Start

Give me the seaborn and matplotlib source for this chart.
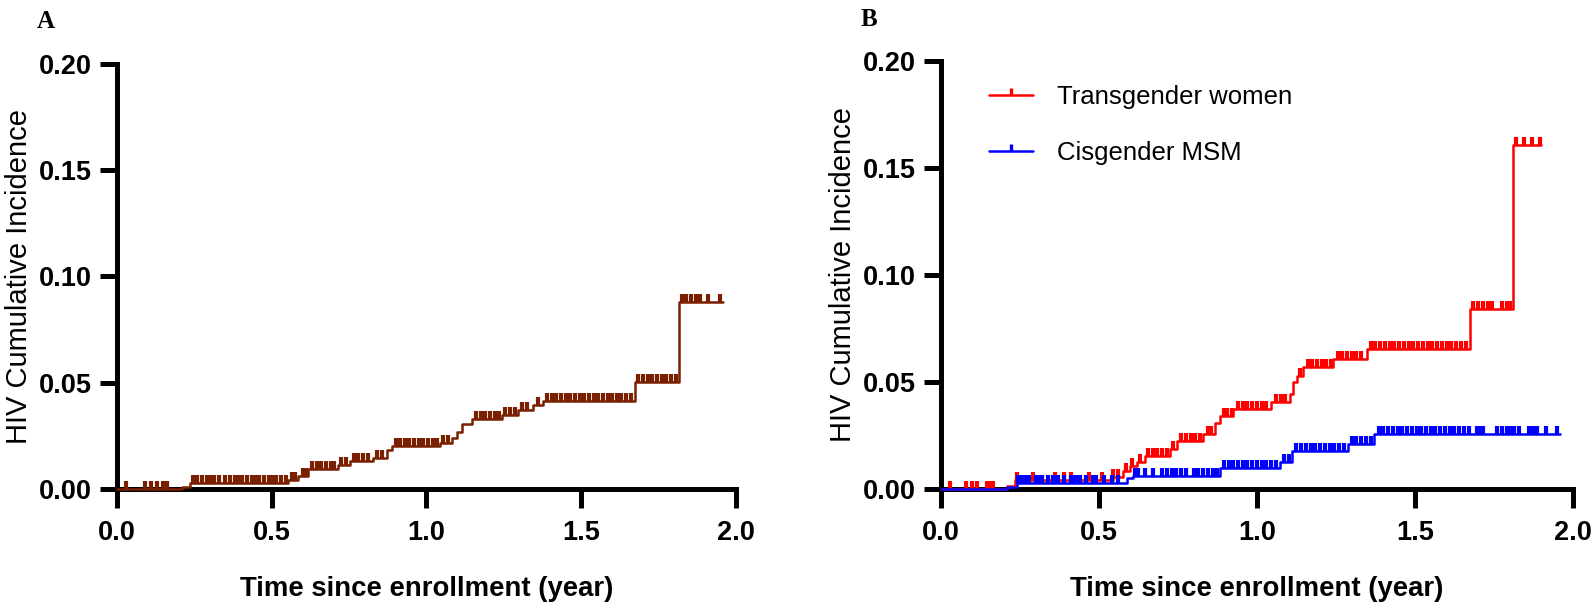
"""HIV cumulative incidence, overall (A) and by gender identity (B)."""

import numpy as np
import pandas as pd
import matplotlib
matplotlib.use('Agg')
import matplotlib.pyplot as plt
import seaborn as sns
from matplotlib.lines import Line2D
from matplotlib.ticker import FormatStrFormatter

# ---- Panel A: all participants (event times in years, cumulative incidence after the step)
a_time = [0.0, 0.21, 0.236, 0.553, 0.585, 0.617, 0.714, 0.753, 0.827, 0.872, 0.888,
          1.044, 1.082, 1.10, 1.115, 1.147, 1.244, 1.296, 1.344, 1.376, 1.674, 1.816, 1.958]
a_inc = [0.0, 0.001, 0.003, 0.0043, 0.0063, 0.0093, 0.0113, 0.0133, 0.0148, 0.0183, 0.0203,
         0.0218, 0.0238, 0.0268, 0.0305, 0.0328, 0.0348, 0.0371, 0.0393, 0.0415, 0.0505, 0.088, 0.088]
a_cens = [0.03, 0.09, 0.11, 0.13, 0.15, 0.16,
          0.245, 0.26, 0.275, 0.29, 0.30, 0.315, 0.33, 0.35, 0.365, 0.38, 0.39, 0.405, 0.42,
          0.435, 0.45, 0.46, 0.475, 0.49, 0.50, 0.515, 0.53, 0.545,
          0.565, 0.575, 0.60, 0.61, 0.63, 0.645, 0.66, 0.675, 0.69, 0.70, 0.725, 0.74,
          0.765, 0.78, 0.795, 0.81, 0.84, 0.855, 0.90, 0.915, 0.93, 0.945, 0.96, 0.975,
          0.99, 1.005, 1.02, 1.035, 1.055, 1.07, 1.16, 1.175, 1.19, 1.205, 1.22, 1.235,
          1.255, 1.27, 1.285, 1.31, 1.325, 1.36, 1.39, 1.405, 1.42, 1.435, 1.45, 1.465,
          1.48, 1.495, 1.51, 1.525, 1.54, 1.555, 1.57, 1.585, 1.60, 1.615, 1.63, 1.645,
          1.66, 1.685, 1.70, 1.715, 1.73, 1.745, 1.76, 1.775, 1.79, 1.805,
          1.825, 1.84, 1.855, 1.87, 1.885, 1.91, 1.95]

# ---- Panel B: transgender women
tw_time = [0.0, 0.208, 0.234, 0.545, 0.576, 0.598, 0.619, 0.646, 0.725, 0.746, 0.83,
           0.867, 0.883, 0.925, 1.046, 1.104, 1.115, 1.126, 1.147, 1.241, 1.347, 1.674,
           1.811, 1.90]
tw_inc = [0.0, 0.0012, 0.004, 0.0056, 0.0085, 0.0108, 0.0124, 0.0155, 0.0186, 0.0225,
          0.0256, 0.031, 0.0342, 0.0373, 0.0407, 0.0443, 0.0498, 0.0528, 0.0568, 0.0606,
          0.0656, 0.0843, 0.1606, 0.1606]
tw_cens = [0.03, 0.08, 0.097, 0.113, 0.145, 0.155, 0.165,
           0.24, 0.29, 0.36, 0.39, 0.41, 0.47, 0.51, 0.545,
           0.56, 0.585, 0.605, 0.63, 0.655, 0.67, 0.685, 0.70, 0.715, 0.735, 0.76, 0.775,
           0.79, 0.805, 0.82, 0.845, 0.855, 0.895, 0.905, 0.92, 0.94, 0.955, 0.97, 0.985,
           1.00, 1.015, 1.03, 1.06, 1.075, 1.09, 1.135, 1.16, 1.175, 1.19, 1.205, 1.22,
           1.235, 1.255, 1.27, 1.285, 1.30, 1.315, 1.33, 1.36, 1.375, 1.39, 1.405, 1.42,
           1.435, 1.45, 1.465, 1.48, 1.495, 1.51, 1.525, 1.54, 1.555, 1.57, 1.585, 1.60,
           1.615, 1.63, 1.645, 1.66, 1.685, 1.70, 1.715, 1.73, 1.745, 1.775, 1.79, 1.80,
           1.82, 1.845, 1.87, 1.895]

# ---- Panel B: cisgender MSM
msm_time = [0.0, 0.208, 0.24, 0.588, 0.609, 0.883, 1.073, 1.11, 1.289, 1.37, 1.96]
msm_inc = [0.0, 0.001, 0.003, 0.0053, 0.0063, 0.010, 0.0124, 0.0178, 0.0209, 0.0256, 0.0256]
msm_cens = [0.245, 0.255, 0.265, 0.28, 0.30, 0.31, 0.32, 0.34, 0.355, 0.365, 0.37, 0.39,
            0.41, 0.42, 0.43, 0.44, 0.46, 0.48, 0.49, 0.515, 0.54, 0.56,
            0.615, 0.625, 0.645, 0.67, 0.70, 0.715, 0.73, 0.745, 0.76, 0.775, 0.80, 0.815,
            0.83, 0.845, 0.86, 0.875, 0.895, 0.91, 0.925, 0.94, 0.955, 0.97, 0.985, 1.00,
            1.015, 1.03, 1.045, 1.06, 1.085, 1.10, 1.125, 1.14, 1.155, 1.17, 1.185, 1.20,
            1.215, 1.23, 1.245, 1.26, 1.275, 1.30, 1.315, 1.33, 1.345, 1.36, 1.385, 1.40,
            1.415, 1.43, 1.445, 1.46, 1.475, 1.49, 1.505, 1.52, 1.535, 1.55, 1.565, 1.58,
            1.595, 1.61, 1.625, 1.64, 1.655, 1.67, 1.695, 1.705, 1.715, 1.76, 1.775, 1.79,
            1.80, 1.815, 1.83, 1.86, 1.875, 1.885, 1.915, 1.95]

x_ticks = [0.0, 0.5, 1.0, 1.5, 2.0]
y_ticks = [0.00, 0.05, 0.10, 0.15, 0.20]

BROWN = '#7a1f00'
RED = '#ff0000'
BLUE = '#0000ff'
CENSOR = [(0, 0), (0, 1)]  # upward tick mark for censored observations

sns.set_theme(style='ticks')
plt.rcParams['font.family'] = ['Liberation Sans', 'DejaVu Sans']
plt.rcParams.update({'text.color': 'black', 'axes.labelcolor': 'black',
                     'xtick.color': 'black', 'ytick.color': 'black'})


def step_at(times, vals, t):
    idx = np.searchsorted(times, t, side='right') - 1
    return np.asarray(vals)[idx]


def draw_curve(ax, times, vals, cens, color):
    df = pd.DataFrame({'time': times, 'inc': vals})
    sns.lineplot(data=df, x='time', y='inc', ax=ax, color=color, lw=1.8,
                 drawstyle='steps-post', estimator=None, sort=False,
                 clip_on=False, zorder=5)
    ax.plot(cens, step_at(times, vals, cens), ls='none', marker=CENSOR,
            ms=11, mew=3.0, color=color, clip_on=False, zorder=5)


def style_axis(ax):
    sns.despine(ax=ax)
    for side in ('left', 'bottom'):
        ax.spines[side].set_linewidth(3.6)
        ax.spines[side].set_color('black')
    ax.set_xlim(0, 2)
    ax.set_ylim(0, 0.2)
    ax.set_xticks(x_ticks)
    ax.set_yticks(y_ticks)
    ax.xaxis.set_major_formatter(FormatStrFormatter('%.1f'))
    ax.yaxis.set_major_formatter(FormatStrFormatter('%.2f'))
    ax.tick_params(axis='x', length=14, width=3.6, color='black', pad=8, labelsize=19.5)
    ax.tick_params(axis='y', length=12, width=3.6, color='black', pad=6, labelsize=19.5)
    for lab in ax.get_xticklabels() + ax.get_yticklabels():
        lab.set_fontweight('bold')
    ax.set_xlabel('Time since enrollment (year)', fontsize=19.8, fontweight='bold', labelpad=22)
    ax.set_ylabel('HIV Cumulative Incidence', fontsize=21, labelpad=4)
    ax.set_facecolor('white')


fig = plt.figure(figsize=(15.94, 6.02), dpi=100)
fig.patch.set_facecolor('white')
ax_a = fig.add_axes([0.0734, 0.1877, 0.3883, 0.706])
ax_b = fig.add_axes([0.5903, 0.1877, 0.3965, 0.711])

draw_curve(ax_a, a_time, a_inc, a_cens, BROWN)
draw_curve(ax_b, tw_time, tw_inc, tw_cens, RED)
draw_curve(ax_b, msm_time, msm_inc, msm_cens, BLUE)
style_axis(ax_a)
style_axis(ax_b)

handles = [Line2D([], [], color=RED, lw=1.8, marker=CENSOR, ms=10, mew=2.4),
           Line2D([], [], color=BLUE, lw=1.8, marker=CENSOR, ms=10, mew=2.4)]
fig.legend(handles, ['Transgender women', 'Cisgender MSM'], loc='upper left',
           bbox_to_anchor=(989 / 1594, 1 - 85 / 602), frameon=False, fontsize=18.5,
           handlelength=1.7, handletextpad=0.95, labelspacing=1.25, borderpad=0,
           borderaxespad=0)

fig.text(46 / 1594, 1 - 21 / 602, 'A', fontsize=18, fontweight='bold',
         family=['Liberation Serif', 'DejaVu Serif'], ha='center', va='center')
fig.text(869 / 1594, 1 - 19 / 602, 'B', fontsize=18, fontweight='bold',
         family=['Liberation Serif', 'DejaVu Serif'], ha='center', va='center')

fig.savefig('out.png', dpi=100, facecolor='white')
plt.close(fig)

End

→ Aim:
Starting with the first line of the data above and ending with the line containing "from matplotlib.ticker import", please restate every line exactly, leaving images out.

→ Written reply:
Give me the seaborn and matplotlib source for this chart.
"""HIV cumulative incidence, overall (A) and by gender identity (B)."""

import numpy as np
import pandas as pd
import matplotlib
matplotlib.use('Agg')
import matplotlib.pyplot as plt
import seaborn as sns
from matplotlib.lines import Line2D
from matplotlib.ticker import FormatStrFormatter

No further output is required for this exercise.